Esa nueva aritmética podría atribuirse a la situación de excepcionalidad que vivimos, con algo más del 14% de la población española teletrabajando, pero a tenor de los últimos ataques detectados no parece que los cibercriminales tengan intención alguna de vacunarse, al contrario: más de 500 millones de datos personales de usuarios de Facebook robados (11 millones de ellos, españoles); 13 millones de clientes y trabajadores de Phone House expuestos en la Dark Web o la venta al mejor postor de las credenciales de clientes y repartidores de la empresa de reparto Glovo, tras una nueva brecha de seguridad, nos indican que la delincuencia ni se crea ni se destruye, solo se transforma.
El ejemplo de Australia
Se impone, por tanto, la obligación de ampliar nuestro campo de visión y formar y concienciar más allá de lo digitalmente predecible. Si la fortaleza digital de una empresa o institución se mide por su eslabón más débil, la fortaleza digital de un país debe remitirnos al primer eslabón de todos: la escuela.
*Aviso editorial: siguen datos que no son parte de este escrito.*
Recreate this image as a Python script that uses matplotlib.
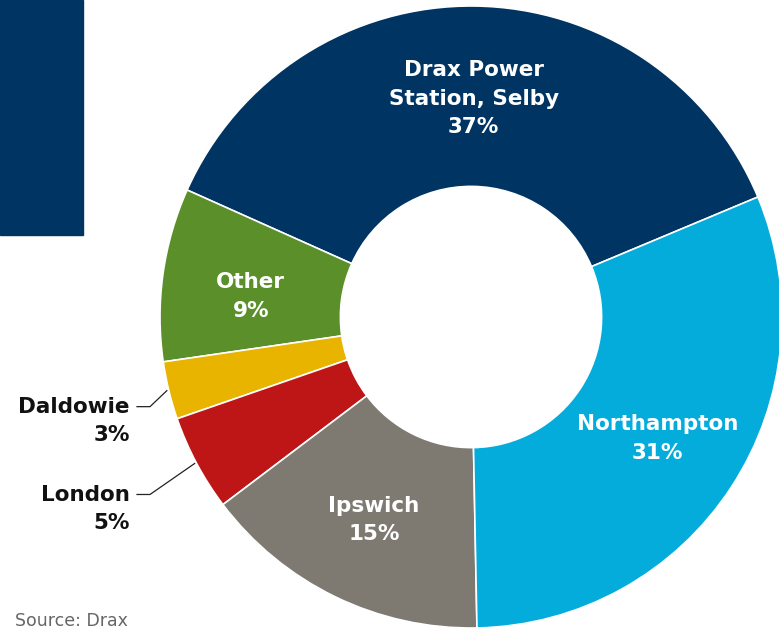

En ese sentido, la petición de crear una asignatura de ciberseguridad obligatoria acotaría las posibilidades de los criminales y convertiría a esos nativos digitales incipientes en cortafuegos futuros. Algo, por cierto, que también están estudiando en Australia donde esa misma idea –la de implantar un temario de ciberseguridad en los colegios e institutos– es ya un borrador en firme.
No se trata solo de protegerles de las amenazas que les rodean, sino de anticipar ese futuro (ciber)seguro que soñaron nuestras madres y que puedan empezar a andar en esa vida digital sin extraños a la vista.